AVAILABLE DATA:
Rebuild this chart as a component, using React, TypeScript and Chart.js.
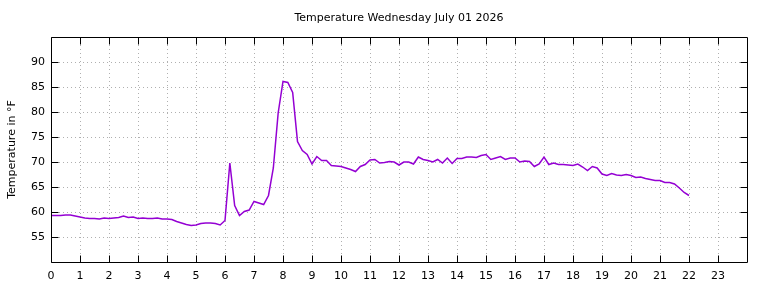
import { useEffect, useRef } from "react";
import { Chart, registerables } from "chart.js";

Chart.register(...registerables);

const TITLE = "Temperature Wednesday July 01 2026";
const Y_TITLE = "Temperature in °F";
const STEP_HOURS = 10 / 60; // one reading every 10 minutes, starting at 0:00
const TEMPS: number[] = [
  // 0h
  59.3, 59.3, 59.3, 59.4, 59.4, 59.2,
  // 1h
  59.0, 58.8, 58.7, 58.7, 58.6, 58.8,
  // 2h
  58.7, 58.8, 58.9, 59.2, 58.9, 59.0,
  // 3h
  58.7, 58.8, 58.7, 58.7, 58.8, 58.6,
  // 4h
  58.6, 58.5, 58.1, 57.8, 57.5, 57.3,
  // 5h
  57.4, 57.7, 57.8, 57.8, 57.7, 57.4,
  // 6h
  58.3, 69.8, 61.3, 59.3, 60.1, 60.4,
  // 7h
  62.1, 61.8, 61.5, 63.3, 68.8, 79.8,
  // 8h
  86.1, 85.9, 83.9, 74.1, 72.3, 71.5,
  // 9h
  69.6, 71.1, 70.3, 70.3, 69.3, 69.2,
  // 10h
  69.1, 68.8, 68.5, 68.1, 69.1, 69.5,
  // 11h
  70.4, 70.5, 69.8, 69.9, 70.1, 70.0,
  // 12h
  69.4, 70.0, 70.0, 69.6, 71.0, 70.5,
  // 13h
  70.3, 70.0, 70.5, 69.8, 70.8, 69.7,
  // 14h
  70.7, 70.7, 71.0, 71.0, 70.9, 71.3,
  // 15h
  71.5, 70.5, 70.8, 71.1, 70.5, 70.8,
  // 16h
  70.8, 70.0, 70.2, 70.1, 69.1, 69.6,
  // 17h
  71.0, 69.5, 69.8, 69.5, 69.5, 69.4,
  // 18h
  69.3, 69.6, 69.0, 68.3, 69.1, 68.8,
  // 19h
  67.6, 67.3, 67.7, 67.4, 67.3, 67.5,
  // 20h
  67.3, 66.9, 67.0, 66.7, 66.5, 66.3,
  // 21h
  66.3, 65.9, 65.9, 65.6, 64.8, 63.9,
  // 22h
  63.3,
];

const X_MIN = 0;
const X_MAX = 24;
const Y_MIN = 50;
const Y_MAX = 95;
const X_TICKS = [0, 1, 2, 3, 4, 5, 6, 7, 8, 9, 10, 11, 12, 13, 14, 15, 16, 17, 18, 19, 20, 21, 22, 23];
const Y_TICKS = [55, 60, 65, 70, 75, 80, 85, 90];

const FONT = "'DejaVu Sans', sans-serif";
const LINE_COLOR = "#9400d3";
const GRID_COLOR = "#b0b0b0";
const TICK_LEN = 7;

const framePlugin = {
  id: "gnuFrame",
  beforeDatasetsDraw(chart: any) {
    const { ctx, chartArea: a, scales } = chart;
    const xs = scales.x;
    const ys = scales.y;
    ctx.save();
    ctx.strokeStyle = GRID_COLOR;
    ctx.lineWidth = 1;
    ctx.setLineDash([1, 3]);
    for (const v of X_TICKS) {
      const px = Math.round(xs.getPixelForValue(v)) + 0.5;
      if (px <= a.left + 1 || px >= a.right - 1) continue;
      ctx.beginPath();
      ctx.moveTo(px, a.top);
      ctx.lineTo(px, a.bottom);
      ctx.stroke();
    }
    for (const v of Y_TICKS) {
      const py = Math.round(ys.getPixelForValue(v)) + 0.5;
      ctx.beginPath();
      ctx.moveTo(a.left, py);
      ctx.lineTo(a.right, py);
      ctx.stroke();
    }
    ctx.restore();
  },
  afterDatasetsDraw(chart: any) {
    const { ctx, chartArea: a, scales } = chart;
    const xs = scales.x;
    const ys = scales.y;
    const L = Math.round(a.left) + 0.5;
    const R = Math.round(a.right) + 0.5;
    const T = Math.round(a.top) + 0.5;
    const B = Math.round(a.bottom) + 0.5;
    ctx.save();
    ctx.strokeStyle = "#000";
    ctx.lineWidth = 1;
    ctx.setLineDash([]);
    ctx.beginPath();
    ctx.rect(L, T, R - L, B - T);
    ctx.stroke();
    ctx.beginPath();
    for (const v of X_TICKS) {
      const px = Math.round(xs.getPixelForValue(v)) + 0.5;
      ctx.moveTo(px, B);
      ctx.lineTo(px, B - TICK_LEN);
      ctx.moveTo(px, T);
      ctx.lineTo(px, T + TICK_LEN);
    }
    for (const v of Y_TICKS) {
      const py = Math.round(ys.getPixelForValue(v)) + 0.5;
      ctx.moveTo(L, py);
      ctx.lineTo(L + TICK_LEN, py);
      ctx.moveTo(R, py);
      ctx.lineTo(R - TICK_LEN, py);
    }
    ctx.stroke();
    // title centred over the plot area
    ctx.fillStyle = "#000";
    ctx.font = `11px ${FONT}`;
    ctx.textAlign = "center";
    ctx.textBaseline = "middle";
    ctx.fillText(TITLE, (a.left + a.right) / 2, 18);
    ctx.restore();
  },
};

export default function App() {
  const ref = useRef<HTMLCanvasElement>(null);

  useEffect(() => {
    if (!ref.current) return;
    const points = TEMPS.map((t, i) => ({ x: X_MIN + i * STEP_HOURS, y: t }));
    const chart = new Chart(ref.current, {
      type: "line",
      data: {
        datasets: [
          {
            data: points,
            borderColor: LINE_COLOR,
            borderWidth: 1.5,
            pointRadius: 0,
            tension: 0,
            fill: false,
          },
        ],
      },
      options: {
        responsive: false,
        animation: false,
        layout: { padding: { left: 0, right: 21, top: 37, bottom: 0 } },
        plugins: {
          legend: { display: false },
          tooltip: { enabled: false },
          title: { display: false },
        },
        scales: {
          x: {
            type: "linear",
            min: X_MIN,
            max: X_MAX,
            afterBuildTicks: (s: any) => {
              s.ticks = X_TICKS.map((v) => ({ value: v }));
            },
            afterFit: (s: any) => {
              s.height = 26;
            },
            grid: { display: false, drawTicks: false },
            border: { display: false },
            ticks: {
              color: "#000",
              font: { family: FONT, size: 11 },
              padding: 8,
              maxRotation: 0,
              autoSkip: false,
              callback: (v: any) => String(v),
            },
          },
          y: {
            type: "linear",
            min: Y_MIN,
            max: Y_MAX,
            afterBuildTicks: (s: any) => {
              s.ticks = Y_TICKS.map((v) => ({ value: v }));
            },
            afterFit: (s: any) => {
              s.width = 51;
            },
            grid: { display: false, drawTicks: false },
            border: { display: false },
            title: {
              display: true,
              text: Y_TITLE,
              color: "#000",
              font: { family: FONT, size: 11, weight: "normal", lineHeight: 1.2 },
              padding: { top: 6, bottom: 0 },
            },
            ticks: {
              color: "#000",
              font: { family: FONT, size: 11 },
              padding: 6,
              callback: (v: any) => String(v),
            },
          },
        },
      },
      plugins: [framePlugin],
    });
    return () => chart.destroy();
  }, []);

  return (
    <div style={{ position: "absolute", left: 0, top: 0, width: 768, height: 288, background: "#fff" }}>
      <canvas ref={ref} width={768} height={288} style={{ display: "block" }} />
    </div>
  );
}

EXERCISE BRIEF:
Reproduce the full listing faithfully, but do not carry over any pictures.

EXERCISE RESULT:
Rebuild this chart as a component, using React, TypeScript and Chart.js.
import { useEffect, useRef } from "react";
import { Chart, registerables } from "chart.js";

Chart.register(...registerables);

const TITLE = "Temperature Wednesday July 01 2026";
const Y_TITLE = "Temperature in °F";
const STEP_HOURS = 10 / 60; // one reading every 10 minutes, starting at 0:00
const TEMPS: number[] = [
  // 0h
  59.3, 59.3, 59.3, 59.4, 59.4, 59.2,
  // 1h
  59.0, 58.8, 58.7, 58.7, 58.6, 58.8,
  // 2h
  58.7, 58.8, 58.9, 59.2, 58.9, 59.0,
  // 3h
  58.7, 58.8, 58.7, 58.7, 58.8, 58.6,
  // 4h
  58.6, 58.5, 58.1, 57.8, 57.5, 57.3,
  // 5h
  57.4, 57.7, 57.8, 57.8, 57.7, 57.4,
  // 6h
  58.3, 69.8, 61.3, 59.3, 60.1, 60.4,
  // 7h
  62.1, 61.8, 61.5, 63.3, 68.8, 79.8,
  // 8h
  86.1, 85.9, 83.9, 74.1, 72.3, 71.5,
  // 9h
  69.6, 71.1, 70.3, 70.3, 69.3, 69.2,
  // 10h
  69.1, 68.8, 68.5, 68.1, 69.1, 69.5,
  // 11h
  70.4, 70.5, 69.8, 69.9, 70.1, 70.0,
  // 12h
  69.4, 70.0, 70.0, 69.6, 71.0, 70.5,
  // 13h
  70.3, 70.0, 70.5, 69.8, 70.8, 69.7,
  // 14h
  70.7, 70.7, 71.0, 71.0, 70.9, 71.3,
  // 15h
  71.5, 70.5, 70.8, 71.1, 70.5, 70.8,
  // 16h
  70.8, 70.0, 70.2, 70.1, 69.1, 69.6,
  // 17h
  71.0, 69.5, 69.8, 69.5, 69.5, 69.4,
  // 18h
  69.3, 69.6, 69.0, 68.3, 69.1, 68.8,
  // 19h
  67.6, 67.3, 67.7, 67.4, 67.3, 67.5,
  // 20h
  67.3, 66.9, 67.0, 66.7, 66.5, 66.3,
  // 21h
  66.3, 65.9, 65.9, 65.6, 64.8, 63.9,
  // 22h
  63.3,
];

const X_MIN = 0;
const X_MAX = 24;
const Y_MIN = 50;
const Y_MAX = 95;
const X_TICKS = [0, 1, 2, 3, 4, 5, 6, 7, 8, 9, 10, 11, 12, 13, 14, 15, 16, 17, 18, 19, 20, 21, 22, 23];
const Y_TICKS = [55, 60, 65, 70, 75, 80, 85, 90];

const FONT = "'DejaVu Sans', sans-serif";
const LINE_COLOR = "#9400d3";
const GRID_COLOR = "#b0b0b0";
const TICK_LEN = 7;

const framePlugin = {
  id: "gnuFrame",
  beforeDatasetsDraw(chart: any) {
    const { ctx, chartArea: a, scales } = chart;
    const xs = scales.x;
    const ys = scales.y;
    ctx.save();
    ctx.strokeStyle = GRID_COLOR;
    ctx.lineWidth = 1;
    ctx.setLineDash([1, 3]);
    for (const v of X_TICKS) {
      const px = Math.round(xs.getPixelForValue(v)) + 0.5;
      if (px <= a.left + 1 || px >= a.right - 1) continue;
      ctx.beginPath();
      ctx.moveTo(px, a.top);
      ctx.lineTo(px, a.bottom);
      ctx.stroke();
    }
    for (const v of Y_TICKS) {
      const py = Math.round(ys.getPixelForValue(v)) + 0.5;
      ctx.beginPath();
      ctx.moveTo(a.left, py);
      ctx.lineTo(a.right, py);
      ctx.stroke();
    }
    ctx.restore();
  },
  afterDatasetsDraw(chart: any) {
    const { ctx, chartArea: a, scales } = chart;
    const xs = scales.x;
    const ys = scales.y;
    const L = Math.round(a.left) + 0.5;
    const R = Math.round(a.right) + 0.5;
    const T = Math.round(a.top) + 0.5;
    const B = Math.round(a.bottom) + 0.5;
    ctx.save();
    ctx.strokeStyle = "#000";
    ctx.lineWidth = 1;
    ctx.setLineDash([]);
    ctx.beginPath();
    ctx.rect(L, T, R - L, B - T);
    ctx.stroke();
    ctx.beginPath();
    for (const v of X_TICKS) {
      const px = Math.round(xs.getPixelForValue(v)) + 0.5;
      ctx.moveTo(px, B);
      ctx.lineTo(px, B - TICK_LEN);
      ctx.moveTo(px, T);
      ctx.lineTo(px, T + TICK_LEN);
    }
    for (const v of Y_TICKS) {
      const py = Math.round(ys.getPixelForValue(v)) + 0.5;
      ctx.moveTo(L, py);
      ctx.lineTo(L + TICK_LEN, py);
      ctx.moveTo(R, py);
      ctx.lineTo(R - TICK_LEN, py);
    }
    ctx.stroke();
    // title centred over the plot area
    ctx.fillStyle = "#000";
    ctx.font = `11px ${FONT}`;
    ctx.textAlign = "center";
    ctx.textBaseline = "middle";
    ctx.fillText(TITLE, (a.left + a.right) / 2, 18);
    ctx.restore();
  },
};

export default function App() {
  const ref = useRef<HTMLCanvasElement>(null);

  useEffect(() => {
    if (!ref.current) return;
    const points = TEMPS.map((t, i) => ({ x: X_MIN + i * STEP_HOURS, y: t }));
    const chart = new Chart(ref.current, {
      type: "line",
      data: {
        datasets: [
          {
            data: points,
            borderColor: LINE_COLOR,
            borderWidth: 1.5,
            pointRadius: 0,
            tension: 0,
            fill: false,
          },
        ],
      },
      options: {
        responsive: false,
        animation: false,
        layout: { padding: { left: 0, right: 21, top: 37, bottom: 0 } },
        plugins: {
          legend: { display: false },
          tooltip: { enabled: false },
          title: { display: false },
        },
        scales: {
          x: {
            type: "linear",
            min: X_MIN,
            max: X_MAX,
            afterBuildTicks: (s: any) => {
              s.ticks = X_TICKS.map((v) => ({ value: v }));
            },
            afterFit: (s: any) => {
              s.height = 26;
            },
            grid: { display: false, drawTicks: false },
            border: { display: false },
            ticks: {
              color: "#000",
              font: { family: FONT, size: 11 },
              padding: 8,
              maxRotation: 0,
              autoSkip: false,
              callback: (v: any) => String(v),
            },
          },
          y: {
            type: "linear",
            min: Y_MIN,
            max: Y_MAX,
            afterBuildTicks: (s: any) => {
              s.ticks = Y_TICKS.map((v) => ({ value: v }));
            },
            afterFit: (s: any) => {
              s.width = 51;
            },
            grid: { display: false, drawTicks: false },
            border: { display: false },
            title: {
              display: true,
              text: Y_TITLE,
              color: "#000",
              font: { family: FONT, size: 11, weight: "normal", lineHeight: 1.2 },
              padding: { top: 6, bottom: 0 },
            },
            ticks: {
              color: "#000",
              font: { family: FONT, size: 11 },
              padding: 6,
              callback: (v: any) => String(v),
            },
          },
        },
      },
      plugins: [framePlugin],
    });
    return () => chart.destroy();
  }, []);

  return (
    <div style={{ position: "absolute", left: 0, top: 0, width: 768, height: 288, background: "#fff" }}>
      <canvas ref={ref} width={768} height={288} style={{ display: "block" }} />
    </div>
  );
}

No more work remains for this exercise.